Au sein de l’équipe de scénaristes travaillant sur la très populaire série Magnum avec Tom Selleck, un nom se distingue, celui de Frank Lupo. Déjà en poste sur Battlestar Galactica (et sa suite Galactica 1980), ce new-yorkais pur jus possède deux qualités qui s’avèreront essentielles dans la création de L’Agence tous risques. D’une part, il sait comment injecter de l’humour et de la légèreté dans un sujet à priori difficile, à savoir le quotidien des anciens de la guerre du Vietnam puisque, ne l’oublions pas, le détective à chemise hawaïenne le plus célèbre de l’histoire de la télévision porte en lui les traumatismes du conflit qui s’est achevé sur une défaite américaine en 1975. D’autre part, il a déjà écrit pour l’acteur Dirk Benedict, l’interprète du mémorable Starbuck (aucuns liens avec la célèbre enseigne de cafés à la mode), et c’est précisément pour ce dernier qu’il imagine le personnage du lieutenant Templeton « Faceman » Peck, charmeur et arnaqueur compulsif plus connu dans nos contrées sous le sobriquet de « Futé ». Les bases sont donc déjà plus ou moins là et lorsque le scénariste et producteur Stephen J. Cannell vient lui proposer de créer une nouvelle série à la demande des pontes de la NBC, Lupo n’a plus qu’à sortir de son chapeau trois personnages de plus, tous griffonnés sur un bout de table au cours d’un repas, et un concept à la simplicité remarquable : un quatuor de mercenaires excentriques défendant chaque semaine la veuve et l’orphelin en bricolant des stratégies invraisemblables avec des bouts de ficelle, cascades, déguisements et bonne humeur à l’appui. Charge à Cannell d’apporter son savoir-faire et l’appui de sa société de production pour mettre le show sur pieds. Diffusé dans la foulée du Super Bowl au soir du 30 janvier 1983, le premier épisode rassemble plus de 26 millions de téléspectateurs. Du jamais vu. La machine est lancée.
Un plan sans accrocs
Réalisé par Rod Holcomb, un vétéran de la petite lucarne, « Rio Blanco », le double épisode pilote apparaît avec le recul comme l’un des plus faibles de toute la série. Avec ses méchants peu charismatiques et son intrigue péniblement étirée sur plus de 90 minutes, il souffre d’un rythme en dent de scie et propose un spectacle très inégal. L’autre souci vient de l’interprétation bien peu crédible de Tim Dunigan, éphémère Fûté imposé par NBC suite à un problème de contrat avec Dirk Benedict. Et pourtant, en dépit de ces réserves, L’Agence tous risques séduit. Dès le second épisode, « Les enfants de Jamestown », le show est déjà une affaire qui roule, une mécanique parfaitement huilée. Face au leader d’une secte armée jusqu’aux dents incarné par un John Saxon au cabotinage délicieux, les quatre compères mènent la charge dans leur emblématique van GMC Vandura noir comme si la série existait déjà depuis une dizaine d’années.

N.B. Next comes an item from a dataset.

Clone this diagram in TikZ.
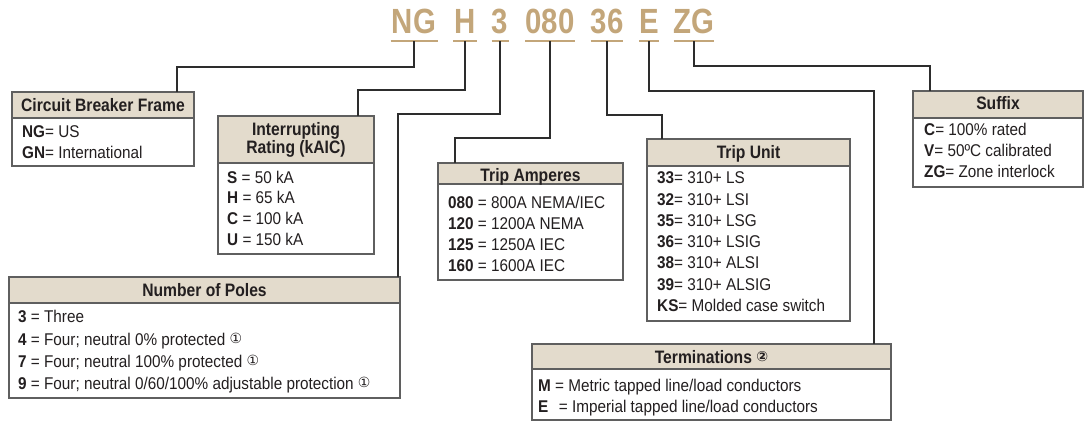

On peut reprocher à L’Agence tous risques d’être un show superficiel, critiquer son manque de cohérence et de réalisme et sa violence très édulcorée mais les éclatantes qualités qui font tout son charme dépassent et de loin ces remarques de peine-à-jouir. Premier Strike de Frank Lupo et Stephen J. Cannell, un casting en or massif. Sur le déclin en raison de son alcoolisme et de son caractère difficile, George Peppard s’empare du rôle du colonel John « Hannibal » Smith avec un plaisir communicatif, faisant de ses cigares cubains et de ses postiches improbables une authentique marque de fabrique qui l’imposent comme un attachant tacticien et une figure paternelle. Et il n’est pas interdit de voir dans son interprétation un hommage direct aux showrunners de la série. Auréolé du succès de sa prestation dans Rocky III, Mr. T ne joue pas, il EST Barracuda, mécanicien irascible et bling-bling au cœur tendre, gros nounours terrifié par les voyages en avion et reconnaissable entre mille par sa coupe mohawk et son insulte-signature : « Fool » ! Dans le registre de la séduction, Dirk Benedict est le Don Juan de la bande, souvent démasqué mais toujours soucieux de son apparence. Enfin, Dwight Schultz apporte son sens de la fantaisie et ses talents d’imitateurs (il est urgent de redécouvrir la série en version originale, qu’on se le dise !) à H.M. « Looping » Murdock, personnage à la fois sensible et complètement azimuté.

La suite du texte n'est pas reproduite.